Very very fast single threaded CPU. My i9-9900ks does 4.5 hours to NVME SSD!

5 Likes

^^^^ This
I’m finding clock speed to be the biggest gain on plot times. Obviously more cores can give you more Tb per day, but core clock is where it’s at for speed per plot.

2 Likes

Have you tried using AS SSD Benchmark?

If you run it once on each drive, then run multiple copies of it simultaneously on all drives you can see if they are bottlenecking each other.

I did this with my motherboard that has 2 x NVME slots and noticed that they share the same lane. Using an adapter to put one of the NVME’s in a PCI-Express slot doubled the speed of both drives when running simultaneously.

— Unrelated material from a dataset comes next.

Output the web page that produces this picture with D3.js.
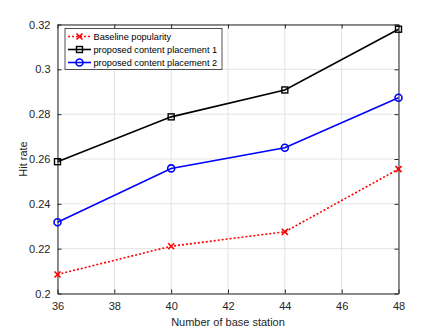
<!DOCTYPE html>
<html>
<head>
<meta charset="utf-8">
<script src="https://cdn.jsdelivr.net/npm/d3@7"></script>
<style>
  body { margin: 0; background: #fff; }
  text { font-family: "Liberation Sans", Arial, sans-serif; }
</style>
</head>
<body>
<div id="chart"></div>
<script>
// data
var stations = [36, 40, 44, 48];
var baseline = [0.2085, 0.2211, 0.2275, 0.2555];
var placement1 = [0.2588, 0.2788, 0.2908, 0.3179];
var placement2 = [0.2318, 0.2558, 0.2650, 0.2873];
var seriesNames = ["Baseline popularity", "proposed content placement 1", "proposed content placement 2"];
var xTicks = [36, 38, 40, 42, 44, 46, 48];
var yTicks = [0.2, 0.22, 0.24, 0.26, 0.28, 0.3, 0.32];

var svgWidth = 440;
var svgHeight = 330;
var margin = { top: 24.5, right: 41.5, bottom: 36.5, left: 57.5 };
var width = svgWidth - margin.left - margin.right;
var height = svgHeight - margin.top - margin.bottom;

var svg = d3.select("#chart").append("svg")
  .attr("width", svgWidth)
  .attr("height", svgHeight);

var chartGroup = svg.append("g")
  .attr("transform", `translate(${margin.left}, ${margin.top})`);

var xScale = d3.scaleLinear().domain([36, 48]).range([0, width]);
var yScale = d3.scaleLinear().domain([0.2, 0.32]).range([height, 0]);

// grid
chartGroup.append("g").selectAll("line").data(xTicks).enter().append("line")
  .attr("x1", d => xScale(d)).attr("x2", d => xScale(d))
  .attr("y1", 0).attr("y2", height)
  .attr("stroke", "#e3e3e3").attr("stroke-width", 1);
chartGroup.append("g").selectAll("line").data(yTicks).enter().append("line")
  .attr("x1", 0).attr("x2", width)
  .attr("y1", d => yScale(d)).attr("y2", d => yScale(d))
  .attr("stroke", "#e3e3e3").attr("stroke-width", 1);

// axes (ticks inside, box on)
var axisColor = "#262626";
var fmtY = d => d3.format("")(+d.toFixed(2));

var xAxis = chartGroup.append("g")
  .attr("transform", `translate(0, ${height})`)
  .call(d3.axisBottom(xScale).tickValues(xTicks).tickSizeInner(-4).tickSizeOuter(0).tickPadding(9));
var yAxis = chartGroup.append("g")
  .call(d3.axisLeft(yScale).tickValues(yTicks).tickFormat(fmtY).tickSizeInner(-4).tickSizeOuter(0).tickPadding(7));
var xTop = chartGroup.append("g")
  .call(d3.axisTop(xScale).tickValues(xTicks).tickSizeInner(-4).tickSizeOuter(0).tickFormat(""));
var yRight = chartGroup.append("g")
  .attr("transform", `translate(${width}, 0)`)
  .call(d3.axisRight(yScale).tickValues(yTicks).tickSizeInner(-4).tickSizeOuter(0).tickFormat(""));

[xAxis, yAxis, xTop, yRight].forEach(function(g) {
  g.select(".domain").attr("stroke", axisColor);
  g.selectAll(".tick line").attr("stroke", axisColor);
  g.selectAll(".tick text").attr("fill", axisColor)
    .style("font-size", "11px").style("font-family", "'Liberation Sans', Arial, sans-serif");
});

// axis labels
svg.append("text")
  .attr("x", margin.left + width / 2)
  .attr("y", 326)
  .attr("text-anchor", "middle")
  .attr("fill", axisColor)
  .style("font-size", "11px")
  .text("Number of base station");

svg.append("text")
  .attr("transform", `translate(27, ${margin.top + height / 2}) rotate(-90)`)
  .attr("text-anchor", "middle")
  .attr("fill", axisColor)
  .style("font-size", "11px")
  .text("Hit rate");

// series
var line = d3.line()
  .x((d, i) => xScale(stations[i]))
  .y(d => yScale(d));

var series = [
  { values: baseline, color: "#ff0000", dash: "2,2", marker: "x" },
  { values: placement1, color: "#000000", dash: null, marker: "square" },
  { values: placement2, color: "#0000ff", dash: null, marker: "circle" }
];

function drawMarker(g, type, x, y, color) {
  if (type === "x") {
    g.append("path")
      .attr("d", `M${x - 3},${y - 3}L${x + 3},${y + 3}M${x - 3},${y + 3}L${x + 3},${y - 3}`)
      .attr("stroke", color).attr("stroke-width", 1.6).attr("fill", "none");
  } else if (type === "square") {
    g.append("rect")
      .attr("x", x - 3).attr("y", y - 3).attr("width", 6).attr("height", 6)
      .attr("stroke", color).attr("stroke-width", 1.4).attr("fill", "none");
  } else {
    g.append("circle")
      .attr("cx", x).attr("cy", y).attr("r", 3.5)
      .attr("stroke", color).attr("stroke-width", 1.6).attr("fill", "none");
  }
}

series.forEach(function(s) {
  chartGroup.append("path")
    .attr("d", line(s.values))
    .attr("fill", "none")
    .attr("stroke", s.color)
    .attr("stroke-width", 1.6)
    .attr("stroke-dasharray", s.dash);
  s.values.forEach(function(v, i) {
    drawMarker(chartGroup, s.marker, xScale(stations[i]), yScale(v), s.color);
  });
});

// legend
var legend = svg.append("g").attr("transform", "translate(65, 28.5)");
legend.append("rect")
  .attr("width", 157).attr("height", 41)
  .attr("fill", "#fff").attr("stroke", "#262626").attr("stroke-width", 0.8);

series.forEach(function(s, i) {
  var ly = 8 + i * 13;
  legend.append("line")
    .attr("x1", 3).attr("x2", 26).attr("y1", ly).attr("y2", ly)
    .attr("stroke", s.color).attr("stroke-width", 1.6)
    .attr("stroke-dasharray", s.dash);
  drawMarker(legend, s.marker, 14.5, ly, s.color);
  legend.append("text")
    .attr("x", 28.5).attr("y", ly + 3.5)
    .attr("fill", "#000")
    .style("font-size", "9.2px")
    .text(seriesNames[i]);
});
</script>
</body>
</html>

This is why a lot of people say that raid NVME’s offered no performance boost to them, they do not realise the underlying bottleneck in the motherboard design.

2 Likes

6Gbps per channel. Motherboards frequently put two SATA ports per channel. Which are, as you stated, run through a common PCIe x4 link with all the other peripheral IO, which on Intel chipset would be the DMI and on AMD the uh… forget… too lazy to look it up. You get the idea. You’re absolutely correct, there is just a nuance to the statement of “6Gbps”

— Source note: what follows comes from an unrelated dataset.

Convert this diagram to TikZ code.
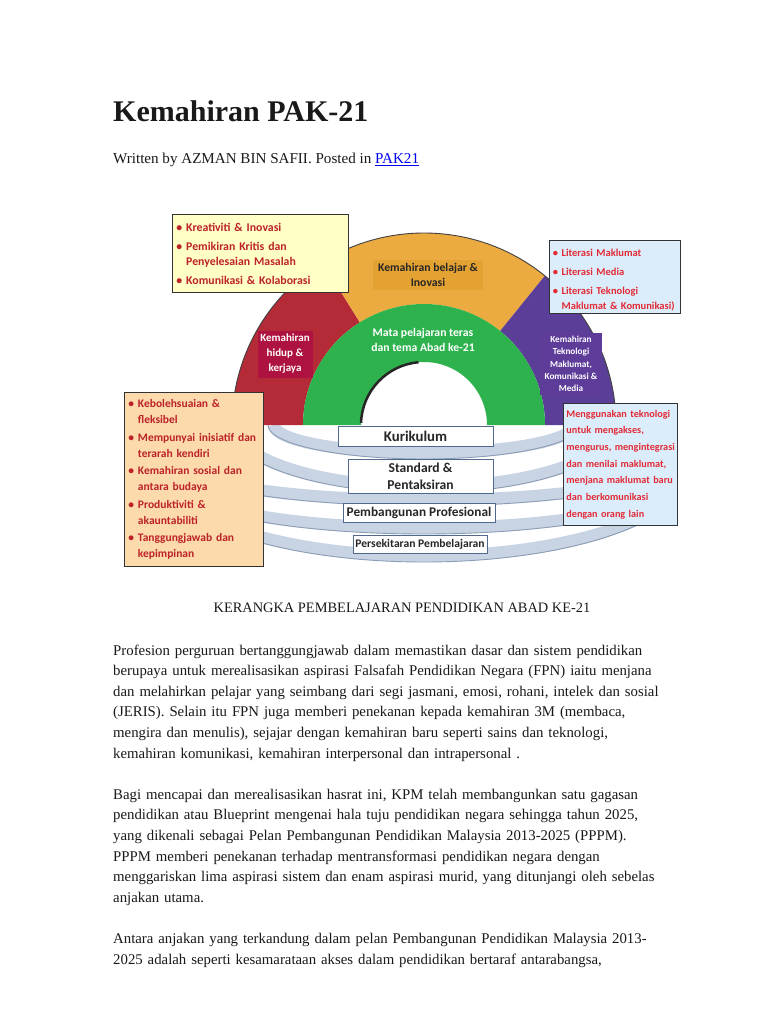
\documentclass[tikz,border=0pt]{standalone}
\usepackage{fontspec}
\setmainfont{Liberation Serif}
\newfontfamily\calib{Carlito}

\definecolor{archred}{HTML}{B52A37}
\definecolor{labelred}{HTML}{AE1240}
\definecolor{archyellow}{HTML}{EBAB40}
\definecolor{labelyellow}{HTML}{E4A233}
\definecolor{archgreen}{HTML}{2EB24D}
\definecolor{archpurple}{HTML}{5B3E97}
\definecolor{labelpurple}{HTML}{5D3C9A}
\definecolor{bandblue}{HTML}{C8D4E4}
\definecolor{bandedge}{HTML}{8C9DB6}
\definecolor{baseedge}{HTML}{50698D}
\definecolor{noteyellow}{HTML}{FFFFC6}
\definecolor{noteblue}{HTML}{DBEDFA}
\definecolor{notepeach}{HTML}{FCDAAC}
\definecolor{textred}{HTML}{BC2228}
\definecolor{brightred}{HTML}{E22A36}
\definecolor{linkblue}{HTML}{0000EE}

\newcommand\bul{\textbullet\ }
\newcommand\ind{\phantom{\textbullet\ }}
\newcommand\jline[1]{\makebox[\linewidth][s]{#1}\par}

\tikzset{
  pagetext/.style={anchor=base west, inner sep=0pt, text=black!90},
  infobox/.style={draw=black!80, line width=0.8pt, anchor=north west, inner xsep=4pt, inner ysep=2pt,
    align=left, font=\calib\bfseries\fontsize{11.8}{15}\selectfont},
  archlabel/.style={inner sep=2pt, align=center, font=\calib\bfseries\fontsize{11.7}{14.5}\selectfont},
  basebox/.style={draw=baseedge, line width=0.8pt, fill=white, inner sep=1pt, align=center,
    text=black!85, font=\calib\bfseries\fontsize{13.6}{17}\selectfont},
  bandfill/.style={draw=bandblue, line width=12pt},
  bandline/.style={draw=bandedge, line width=0.9pt}
}

\begin{document}
\begin{tikzpicture}[x=1pt, y=1pt]
\fill[white] (0,0) rectangle (768,-1024);
\useasboundingbox (0,0) rectangle (768,-1024);

% heading
\node[pagetext, font=\bfseries\fontsize{30}{36}\selectfont] (title) at (113,-122) {Kemahiran PAK-21};
\node[pagetext, font=\fontsize{15.1}{18}\selectfont] (byline) at (113,-164)
  {Written by AZMAN BIN SAFII. Posted in \textcolor{linkblue}{\underline{PAK21}}};

% base bands
\begin{scope}
\clip (232,-425) rectangle (665,-580);
\foreach \cy/\rx/\ry in {425/150/28, 425/190/62, 460/250/40, 480/250/48, 470/260/86} {
  \draw[bandfill] ({424-\rx},-\cy) arc (180:360:{\rx} and {\ry});
  \draw[bandline] ({424-\rx-6},-\cy) arc (180:360:{\rx+6} and {\ry+6});
}
\end{scope}

% arch
\coordinate (ctr) at (424,-425);
\fill[archred] ([shift={(180:192)}]ctr) arc (180:122:192) -- ([shift={(122:121)}]ctr) arc (122:180:121) -- cycle;
\fill[archyellow] ([shift={(122:192)}]ctr) arc (122:51:192) -- ([shift={(51:121)}]ctr) arc (51:122:121) -- cycle;
\fill[archpurple] ([shift={(51:192)}]ctr) arc (51:0:192) -- ([shift={(0:121)}]ctr) arc (0:51:121) -- cycle;
\fill[archgreen] ([shift={(180:121)}]ctr) arc (180:0:121) -- ([shift={(0:63)}]ctr) arc (0:180:63) -- cycle;
\draw[black!75, line width=0.9pt] ([shift={(180:192)}]ctr) arc (180:0:192);
\draw[black!85, line width=2.5pt] ([shift={(95:63)}]ctr) arc (95:178:63);

% arch labels
\node[archlabel, fill=labelyellow, text=black!85, minimum width=110pt, minimum height=30pt] (belajar) at (428,-275)
  {Kemahiran belajar \&\\Inovasi};
\node[archlabel, text=white] (teras) at (423,-340) {Mata pelajaran teras\\dan tema Abad ke-21};
\node[archlabel, fill=labelred, text=white, font=\calib\bfseries\fontsize{11}{15}\selectfont,
  minimum width=55pt, minimum height=47pt] (hidup) at (285,-354) {Kemahiran\\hidup \&\\kerjaya};
\node[archlabel, fill=labelpurple, text=white, font=\calib\bfseries\fontsize{9.2}{12.2}\selectfont,
  minimum width=62pt, minimum height=62pt] (teknologi) at (571,-364)
  {Kemahiran\\Teknologi\\Maklumat,\\Komunikasi \&\\Media};

% base boxes
\node[basebox, font=\calib\bfseries\fontsize{14.8}{17}\selectfont, minimum width=155pt, minimum height=20pt] (kurikulum) at (415.5,-436) {Kurikulum};
\node[basebox, minimum width=145pt, minimum height=34pt] (standard) at (420.5,-476) {Standard \&\\Pentaksiran};
\node[basebox, font=\calib\bfseries\fontsize{13.3}{16}\selectfont, minimum width=152pt, minimum height=19pt] (profesional) at (419,-512.5) {Pembangunan Profesional};
\node[basebox, font=\calib\bfseries\fontsize{11.6}{14}\selectfont, minimum width=134pt, minimum height=18pt] (persekitaran) at (420,-544) {Persekitaran Pembelajaran};

% side notes
\node[infobox, fill=noteyellow, text=textred, text width=168pt, minimum height=78pt] (kreativiti) at (172,-214)
  {\bul Kreativiti \& Inovasi\\[4pt]
   \bul Pemikiran Kritis dan\\ \ind Penyelesaian Masalah\\[4pt]
   \bul Komunikasi \& Kolaborasi};
\node[infobox, fill=noteblue, text=brightred, inner xsep=3.5pt, text width=124pt, minimum height=73pt,
  font=\calib\bfseries\fontsize{10.5}{15}\selectfont] (literasi) at (549,-240)
  {\rule{0pt}{14pt}\bul Literasi Maklumat\\[4pt]
   \bul Literasi Media\\[4pt]
   \bul Literasi Teknologi\\ \ind Maklumat \& Komunikasi)};
\node[infobox, fill=notepeach, text=textred, text width=131pt, minimum height=174pt,
  font=\calib\bfseries\fontsize{11.5}{16}\selectfont] (sosial) at (124,-392)
  {\bul Kebolehsuaian \&\\ \ind fleksibel\\[1.5pt]
   \bul Mempunyai inisiatif dan\\ \ind terarah kendiri\\[1.5pt]
   \bul Kemahiran sosial dan\\ \ind antara budaya\\[1.5pt]
   \bul Produktiviti \&\\ \ind akauntabiliti\\[1.5pt]
   \bul Tanggungjawab dan\\ \ind kepimpinan};
\node[infobox, fill=noteblue, text=brightred, inner xsep=3pt, text width=108pt, minimum height=122pt,
  font=\calib\bfseries\fontsize{10.2}{16.7}\selectfont] (maklumat) at (563,-403)
  {Menggunakan teknologi\\ untuk mengakses,\\ \mbox{mengurus, mengintegrasi}\\ dan menilai maklumat,\\
   menjana maklumat baru\\ dan berkomunikasi\\ dengan orang lain};

% caption and article text
\node[inner sep=0pt, anchor=base, text=black!90, font=\fontsize{14.4}{18}\selectfont] (caption) at (402,-612)
  {KERANGKA PEMBELAJARAN PENDIDIKAN ABAD KE-21};
\node[pagetext, text width=542pt, font=\fontsize{14.8}{20.6}\selectfont] (body) at (113,-655) {%
\jline{Profesion perguruan bertanggungjawab dalam memastikan dasar dan sistem pendidikan}
\jline{berupaya untuk merealisasikan aspirasi Falsafah Pendidikan Negara (FPN) iaitu menjana}
\jline{dan melahirkan pelajar yang seimbang dari segi jasmani, emosi, rohani, intelek dan sosial}
\jline{(JERIS). Selain itu FPN juga memberi penekanan kepada kemahiran 3M (membaca,}
\jline{mengira dan menulis), sejajar dengan kemahiran baru seperti sains dan teknologi,}
kemahiran komunikasi, kemahiran interpersonal dan intrapersonal .\par
\mbox{}\par
\jline{Bagi mencapai dan merealisasikan hasrat ini, KPM telah membangunkan satu gagasan}
\jline{pendidikan atau Blueprint mengenai hala tuju pendidikan negara sehingga tahun 2025,}
\jline{yang dikenali sebagai Pelan Pembangunan Pendidikan Malaysia 2013-2025 (PPPM).}
\jline{PPPM memberi penekanan terhadap mentransformasi pendidikan negara dengan}
\jline{menggariskan lima aspirasi sistem dan enam aspirasi murid, yang ditunjangi oleh sebelas}
anjakan utama.\par
\mbox{}\par
\jline{Antara anjakan yang terkandung dalam pelan Pembangunan Pendidikan Malaysia 2013-}
\jline{2025 adalah seperti kesamarataan akses dalam pendidikan bertaraf antarabangsa,}
};
\end{tikzpicture}
\end{document}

Yep. I overclocked my CPU to ridiculously high unstable levels, and it cranked through a plot straight to RAM disk lickety spit, but… I get more plots per day out of parallel plotting to SSD on lower clock speeds that doesn’t turn my workstation in to a toaster oven capable of creating delicious pizza.

5 Likes

But I love pizza :’(

Yeah, this is the way to go, more fairly fast storage space and then reducing down to 1 thread per plot using a fast single-core performance (5ghz+). It seems to work very well here, I just wish I had more fast storage haha

I think some old dual Xeon servers (3.5ghz+, 48 threads) could seriously rip through plotting if they were paired up with some fairly fast raided SSD’s (10tb+??).

I am currently running 30 plots in parallel, 4 threads per plot, staggered at 20 minute intervals at around 3GHz across 8x NVMe SSD in RAID0. So far it is doing pretty well, though I am still tuning and tweaking the plotting process. 30 parallel plots means the workstation is still usable and I can get my daily work done, or play Diablo III whenever I feel like it.

Damn, what you using that has 120 threads???

Only phase 1 makes use of multiple threads. Phases 2-4 are single threaded and those other threads are sitting idle (i.e. not using a core). So with proper phasing one can actually run seemingly more threads than cores/hypercores since only those processes in phase one will be trying to use more than one thread.